Board of Directors

The principal duty of the Board of Directors is to adopt Nixu Corporation’s strategy and to monitor its implementation to ensure that it enables the achievement of financial targets and maximizes the shareholder value in the long run, while taking into consideration corporate social responsibility and various stakeholders.

The Company’s Board of Directors operates in accordance with the applicable laws and its Articles of Association. The operations of the Board of Directors are governed especially by the Finnish Limited Liability Companies Act and the Finnish Securities Markets Act as well as by orders, guidelines and recommendations issued by public authorities and Nasdaq Helsinki Ltd (the “Helsinki Stock Exchange”). The Board of Directors also abides by the Corporate Governance Code issued by the Finnish Securities Market Association.

Charter of the Board of Directors

Audit Committee

The role of the Audit Committee is, among other things, to monitor the company's financial reporting process and the effectiveness of internal control, internal audit and risk management systems. On March 30, 2021, Nixu Corporation's Board of Directors elected from among its members Jari Niska as Chair and Marko Kauppi ja Anders Silwer as members of the Audit Committee.

Personnel and Remuneration Committee

Nixu Corporation’s Personnel and Remuneration Committee assists the Board of Directors in particular handling and preparing personnel and remuneration matters.
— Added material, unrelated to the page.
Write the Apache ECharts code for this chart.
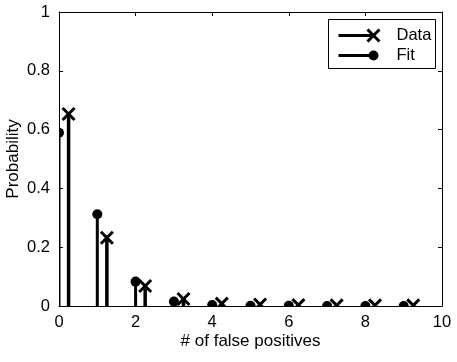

On March 30, 2021, The Board of Directors elected Kati Hagros as Chair and Jaya Baloo and Kimmo Rasila as members of the Personnel and Remuneration Committee.

Independence

The  members  of  the  Board  of  Directors:  Marko  Kauppi, Jaya Baloo, Kati Hagros, Jari Niska, and Anders Silwer are considered independent of the Company and its major shareholders. Kimmo Rasila is considered independent of the Company's major shareholders but not independent of the Company.